I would like to know if I'm doing something wrong in C++.
I have a class with a pointer and a member function that allocates the pointer using the new operator.
class MyClass
{
private:
mytype* pointer;
public:
void myfunction()
{
pointer = new mytype();
// I never calls: delete pointer; pointer = 0;
// What happens with memory?
// pointer is only reallocated, without collateral effects?
}
void dosomething()
{
pointer->DoSomething();
}
};
int main()
{
MyClass a;
for ( int i = 0 ; i < 1000 ; i++ )
{
a.myfunction();
a.dosomething();
}
return 0;
}
Is it correct? I never call the delete operator, is that dangerous?
If I call myfunction several times I will reallocate memory and my function dosomething will operate with the last allocated pointer, is it wright, is there some problem of memory leak?
C++ is not a garbage collection language, what this means is that when you reallocate memory and assign it to pointer 'pointer', the other memory is left useless - it cannot be reclaimed by your program unless you de-allocate it (using delete). So technically yes - there would be memory leak.
Would it be a problem? Probably not unless this code was running constantly (the pointer was constantly being assigned new memory) over a long period of time, or if that line of code was executed hundreds of thousands or millions of times. I suppose it would also depend on how much memory is available for your program.
Get in the habit of de-allocating memory - maybe in this case, in the destructor.
class MyClass
{
private:
mytype* pointer;
public:
MyClass() // default (single-argument) constructor
{
// create mytype instance on the heap
pointer = new mytype();
}
~MyClass() // destructor
{
// properly destroy the instance and return its memory
delete pointer;
}
void dosomething()
{
pointer->DoSomething();
}
};
int main()
{
MyClass a; // create a local instance of MyClass on the stack, calling the default constructor
for ( int i = 0 ; i < 1000 ; i++ )
{
a.dosomething();
}
return 0;
} // <- at the end of the block (or in the event of an exception) the local
// variable will be properly destroyed (calling its destructor) and returning its memory
Using the constructor to acquire a resource (memory, in this case), a destructor to release it, and using a local variable to control the life of the variable is an approach called Resource Acquisition Is Initialization (RAII). That is how I would implement your example--letting MyClass manage or own the allocated object.
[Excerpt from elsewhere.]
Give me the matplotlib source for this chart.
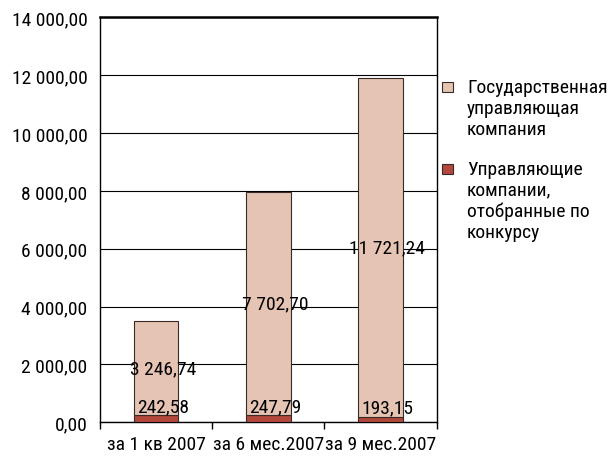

Another nice alternative would be to store the instance in a reference-counted pointer, such as boost::shared_ptr. Then the delete would be performed when a is destroyed because nothing points to the object any more (the reference count equals zero).
I have a question about this that someone might be able to help me out with. What is with the "private" and "public" lines? I have never seen them before and am curious as to what they do.